OBJECTIVE:
Below is a listing. Gather each line of it that contains "code".

EXERCISE DATA:
_ _ _ _ _

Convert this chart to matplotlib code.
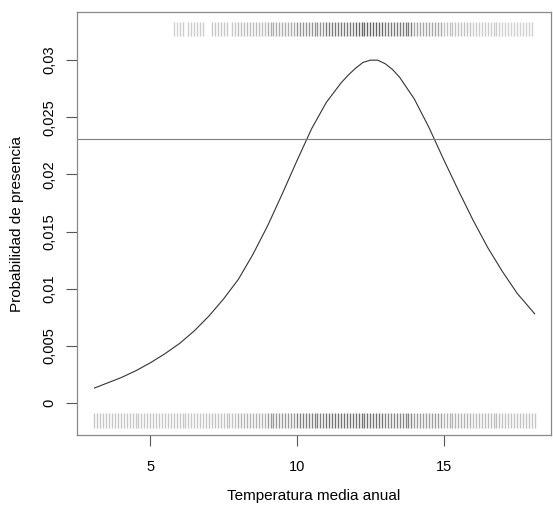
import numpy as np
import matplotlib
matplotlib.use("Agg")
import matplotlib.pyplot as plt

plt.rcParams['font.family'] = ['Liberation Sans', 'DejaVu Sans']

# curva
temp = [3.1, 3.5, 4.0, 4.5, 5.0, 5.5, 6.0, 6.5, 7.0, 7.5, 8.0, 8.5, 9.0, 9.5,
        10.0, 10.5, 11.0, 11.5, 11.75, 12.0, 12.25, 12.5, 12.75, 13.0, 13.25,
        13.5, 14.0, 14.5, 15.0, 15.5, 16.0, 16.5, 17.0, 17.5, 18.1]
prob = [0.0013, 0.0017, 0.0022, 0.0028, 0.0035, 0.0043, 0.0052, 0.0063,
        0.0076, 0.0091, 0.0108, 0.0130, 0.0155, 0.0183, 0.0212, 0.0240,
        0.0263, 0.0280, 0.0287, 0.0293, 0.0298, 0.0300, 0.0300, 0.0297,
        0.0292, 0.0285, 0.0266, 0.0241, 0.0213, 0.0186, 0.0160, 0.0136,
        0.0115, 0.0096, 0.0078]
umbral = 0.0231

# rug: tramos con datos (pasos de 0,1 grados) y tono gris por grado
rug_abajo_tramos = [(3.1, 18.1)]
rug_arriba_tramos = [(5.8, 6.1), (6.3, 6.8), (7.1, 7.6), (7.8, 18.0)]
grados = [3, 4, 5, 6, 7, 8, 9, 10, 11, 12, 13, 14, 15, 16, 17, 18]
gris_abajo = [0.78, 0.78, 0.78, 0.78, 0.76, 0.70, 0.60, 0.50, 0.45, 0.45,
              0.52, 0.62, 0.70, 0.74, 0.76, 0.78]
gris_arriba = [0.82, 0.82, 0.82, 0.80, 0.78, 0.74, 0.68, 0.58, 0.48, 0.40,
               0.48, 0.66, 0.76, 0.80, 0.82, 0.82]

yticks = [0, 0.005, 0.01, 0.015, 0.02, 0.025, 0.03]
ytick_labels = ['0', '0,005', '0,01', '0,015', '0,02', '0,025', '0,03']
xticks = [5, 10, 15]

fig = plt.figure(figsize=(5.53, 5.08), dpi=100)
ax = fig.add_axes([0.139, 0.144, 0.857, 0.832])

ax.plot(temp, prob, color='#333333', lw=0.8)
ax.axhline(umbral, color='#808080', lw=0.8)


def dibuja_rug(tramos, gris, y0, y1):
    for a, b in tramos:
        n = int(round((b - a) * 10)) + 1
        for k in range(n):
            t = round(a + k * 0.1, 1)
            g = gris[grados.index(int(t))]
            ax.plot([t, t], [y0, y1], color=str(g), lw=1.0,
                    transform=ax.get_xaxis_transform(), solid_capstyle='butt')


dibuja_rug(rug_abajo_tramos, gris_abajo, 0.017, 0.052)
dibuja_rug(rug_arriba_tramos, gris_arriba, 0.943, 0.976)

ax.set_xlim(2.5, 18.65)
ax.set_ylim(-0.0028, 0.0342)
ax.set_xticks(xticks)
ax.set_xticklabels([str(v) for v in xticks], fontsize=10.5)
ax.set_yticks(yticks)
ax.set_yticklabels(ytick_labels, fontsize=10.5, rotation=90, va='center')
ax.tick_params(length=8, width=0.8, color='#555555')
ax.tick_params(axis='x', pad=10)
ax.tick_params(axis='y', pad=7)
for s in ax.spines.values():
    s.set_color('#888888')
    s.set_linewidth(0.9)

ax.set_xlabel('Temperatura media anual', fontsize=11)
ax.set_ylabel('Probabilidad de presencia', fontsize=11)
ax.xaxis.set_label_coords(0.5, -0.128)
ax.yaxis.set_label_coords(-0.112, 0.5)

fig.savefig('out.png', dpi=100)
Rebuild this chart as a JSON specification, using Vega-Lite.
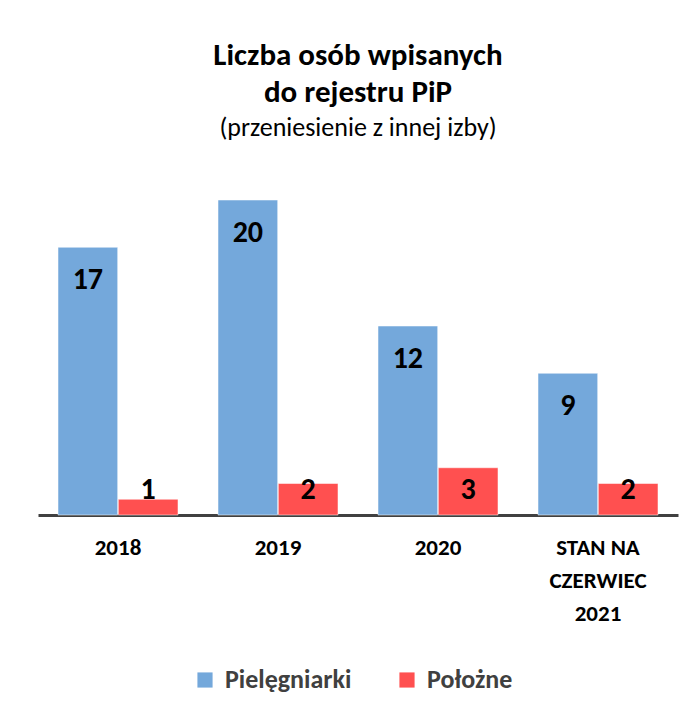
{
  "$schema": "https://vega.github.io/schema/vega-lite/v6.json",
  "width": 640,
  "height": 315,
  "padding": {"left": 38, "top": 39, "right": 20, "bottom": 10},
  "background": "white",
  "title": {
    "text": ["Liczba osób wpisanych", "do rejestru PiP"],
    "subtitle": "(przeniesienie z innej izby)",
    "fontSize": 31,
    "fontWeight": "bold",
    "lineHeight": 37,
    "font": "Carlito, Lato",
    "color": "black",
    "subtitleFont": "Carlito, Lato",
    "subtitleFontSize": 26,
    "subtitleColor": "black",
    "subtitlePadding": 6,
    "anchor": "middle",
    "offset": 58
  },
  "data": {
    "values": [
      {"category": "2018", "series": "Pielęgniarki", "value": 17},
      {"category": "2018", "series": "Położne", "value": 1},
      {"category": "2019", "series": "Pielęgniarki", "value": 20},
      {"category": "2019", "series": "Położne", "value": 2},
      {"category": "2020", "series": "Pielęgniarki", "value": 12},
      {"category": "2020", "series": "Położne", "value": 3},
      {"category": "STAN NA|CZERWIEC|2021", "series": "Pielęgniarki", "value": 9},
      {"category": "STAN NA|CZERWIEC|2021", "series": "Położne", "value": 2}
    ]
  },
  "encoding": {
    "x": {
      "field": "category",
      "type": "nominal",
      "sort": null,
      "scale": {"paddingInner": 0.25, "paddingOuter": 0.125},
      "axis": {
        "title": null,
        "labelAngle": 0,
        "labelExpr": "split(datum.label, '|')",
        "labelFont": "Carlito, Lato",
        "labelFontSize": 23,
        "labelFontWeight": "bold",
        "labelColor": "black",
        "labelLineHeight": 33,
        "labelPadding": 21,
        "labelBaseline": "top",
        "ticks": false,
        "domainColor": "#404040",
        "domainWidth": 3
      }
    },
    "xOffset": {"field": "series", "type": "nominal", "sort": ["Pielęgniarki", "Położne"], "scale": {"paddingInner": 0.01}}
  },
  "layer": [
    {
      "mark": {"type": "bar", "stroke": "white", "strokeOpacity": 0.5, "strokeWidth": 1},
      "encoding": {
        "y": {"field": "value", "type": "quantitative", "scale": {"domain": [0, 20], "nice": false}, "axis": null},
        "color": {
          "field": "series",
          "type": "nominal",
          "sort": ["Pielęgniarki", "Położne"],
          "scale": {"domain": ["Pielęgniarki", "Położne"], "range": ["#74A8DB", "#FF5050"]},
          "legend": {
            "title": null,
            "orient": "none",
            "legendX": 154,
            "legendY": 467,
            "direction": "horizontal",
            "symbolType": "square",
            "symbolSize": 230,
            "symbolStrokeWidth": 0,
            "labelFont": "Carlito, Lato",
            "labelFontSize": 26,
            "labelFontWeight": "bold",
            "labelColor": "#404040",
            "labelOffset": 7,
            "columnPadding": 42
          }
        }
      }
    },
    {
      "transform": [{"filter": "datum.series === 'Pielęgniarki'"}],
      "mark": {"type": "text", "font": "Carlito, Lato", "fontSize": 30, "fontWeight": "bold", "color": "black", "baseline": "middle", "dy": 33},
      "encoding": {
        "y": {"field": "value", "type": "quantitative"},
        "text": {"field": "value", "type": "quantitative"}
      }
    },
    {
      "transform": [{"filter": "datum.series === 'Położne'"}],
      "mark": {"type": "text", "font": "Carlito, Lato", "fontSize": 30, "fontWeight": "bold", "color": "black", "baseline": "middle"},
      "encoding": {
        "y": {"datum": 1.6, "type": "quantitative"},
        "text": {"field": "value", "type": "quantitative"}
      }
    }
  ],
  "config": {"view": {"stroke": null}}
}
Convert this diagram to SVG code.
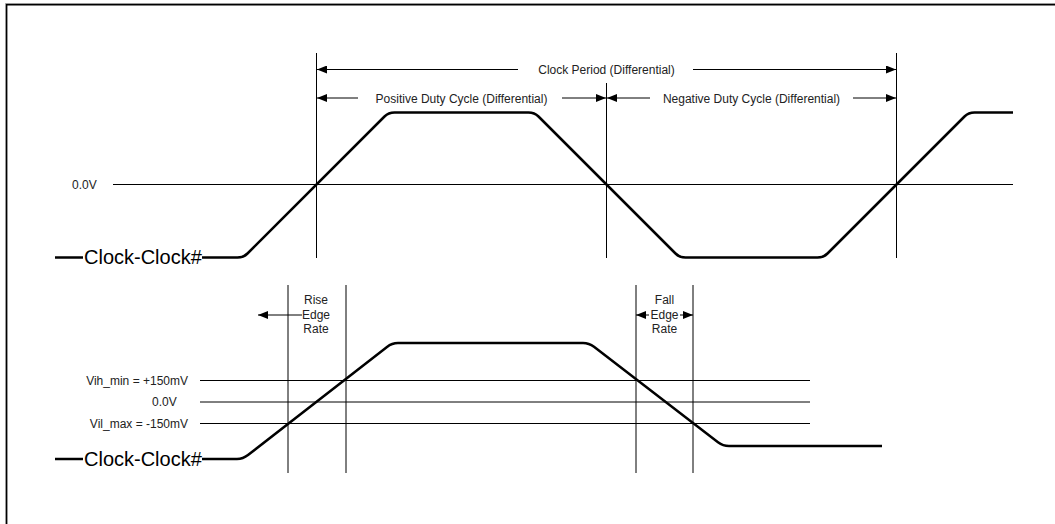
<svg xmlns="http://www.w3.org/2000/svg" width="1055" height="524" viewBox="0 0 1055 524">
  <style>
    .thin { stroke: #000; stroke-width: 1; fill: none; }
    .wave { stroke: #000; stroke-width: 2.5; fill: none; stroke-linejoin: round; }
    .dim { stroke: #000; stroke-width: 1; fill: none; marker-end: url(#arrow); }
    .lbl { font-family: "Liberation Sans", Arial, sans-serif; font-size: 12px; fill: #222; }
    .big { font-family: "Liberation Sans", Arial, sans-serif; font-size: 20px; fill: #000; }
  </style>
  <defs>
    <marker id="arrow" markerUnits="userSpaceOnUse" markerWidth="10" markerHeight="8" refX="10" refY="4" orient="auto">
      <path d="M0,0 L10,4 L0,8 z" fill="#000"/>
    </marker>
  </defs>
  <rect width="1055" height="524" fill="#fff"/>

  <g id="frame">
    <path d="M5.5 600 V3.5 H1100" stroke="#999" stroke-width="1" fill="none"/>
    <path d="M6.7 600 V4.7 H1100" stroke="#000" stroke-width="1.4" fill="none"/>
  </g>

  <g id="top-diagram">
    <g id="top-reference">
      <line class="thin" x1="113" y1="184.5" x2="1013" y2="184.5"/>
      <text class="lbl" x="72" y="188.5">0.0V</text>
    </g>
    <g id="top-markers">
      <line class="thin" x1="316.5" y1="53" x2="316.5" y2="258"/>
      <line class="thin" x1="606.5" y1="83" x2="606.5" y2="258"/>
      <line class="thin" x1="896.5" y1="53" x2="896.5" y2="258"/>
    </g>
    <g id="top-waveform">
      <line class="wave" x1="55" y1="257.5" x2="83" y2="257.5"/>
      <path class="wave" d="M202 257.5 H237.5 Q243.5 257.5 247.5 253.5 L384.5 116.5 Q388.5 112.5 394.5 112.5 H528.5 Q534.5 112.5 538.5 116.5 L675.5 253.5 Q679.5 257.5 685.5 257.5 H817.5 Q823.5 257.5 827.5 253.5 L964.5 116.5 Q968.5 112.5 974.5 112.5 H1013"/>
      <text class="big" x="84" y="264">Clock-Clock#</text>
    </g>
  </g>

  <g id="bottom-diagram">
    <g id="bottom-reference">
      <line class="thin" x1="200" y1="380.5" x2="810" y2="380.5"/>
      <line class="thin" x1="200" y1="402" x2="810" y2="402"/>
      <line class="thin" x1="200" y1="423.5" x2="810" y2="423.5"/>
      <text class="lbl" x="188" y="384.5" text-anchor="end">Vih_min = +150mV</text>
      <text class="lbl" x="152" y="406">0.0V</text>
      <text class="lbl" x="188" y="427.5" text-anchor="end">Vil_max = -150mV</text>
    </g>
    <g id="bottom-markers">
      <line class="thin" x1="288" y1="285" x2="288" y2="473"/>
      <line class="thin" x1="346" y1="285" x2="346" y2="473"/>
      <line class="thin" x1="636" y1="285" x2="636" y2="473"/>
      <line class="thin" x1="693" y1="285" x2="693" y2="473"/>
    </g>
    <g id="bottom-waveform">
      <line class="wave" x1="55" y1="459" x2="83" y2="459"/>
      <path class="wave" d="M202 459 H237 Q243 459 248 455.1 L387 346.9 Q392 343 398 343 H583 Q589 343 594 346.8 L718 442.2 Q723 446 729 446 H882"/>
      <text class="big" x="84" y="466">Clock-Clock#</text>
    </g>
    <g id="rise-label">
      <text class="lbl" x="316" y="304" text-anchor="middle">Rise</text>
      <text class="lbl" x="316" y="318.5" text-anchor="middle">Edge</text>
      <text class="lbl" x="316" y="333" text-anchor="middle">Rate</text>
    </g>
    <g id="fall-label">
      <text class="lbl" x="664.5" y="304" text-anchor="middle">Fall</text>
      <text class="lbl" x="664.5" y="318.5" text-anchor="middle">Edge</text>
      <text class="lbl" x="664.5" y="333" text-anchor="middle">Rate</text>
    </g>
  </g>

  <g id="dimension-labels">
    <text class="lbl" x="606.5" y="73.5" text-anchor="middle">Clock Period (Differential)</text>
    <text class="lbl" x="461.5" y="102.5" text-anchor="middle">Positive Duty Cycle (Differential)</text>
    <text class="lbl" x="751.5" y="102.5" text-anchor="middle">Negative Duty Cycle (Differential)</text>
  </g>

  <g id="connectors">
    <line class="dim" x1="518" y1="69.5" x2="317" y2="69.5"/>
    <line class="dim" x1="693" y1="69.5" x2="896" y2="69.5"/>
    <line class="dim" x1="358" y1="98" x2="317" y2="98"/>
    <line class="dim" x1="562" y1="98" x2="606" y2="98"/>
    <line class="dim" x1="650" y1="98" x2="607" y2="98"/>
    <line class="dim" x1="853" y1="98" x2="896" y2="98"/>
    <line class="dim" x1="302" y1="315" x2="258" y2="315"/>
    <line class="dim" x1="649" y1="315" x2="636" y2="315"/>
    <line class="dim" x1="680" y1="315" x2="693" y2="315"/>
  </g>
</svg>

_ _ _ _ _

RESULT OF THIS EXERCISE:
Convert this chart to matplotlib code.
Convert this diagram to SVG code.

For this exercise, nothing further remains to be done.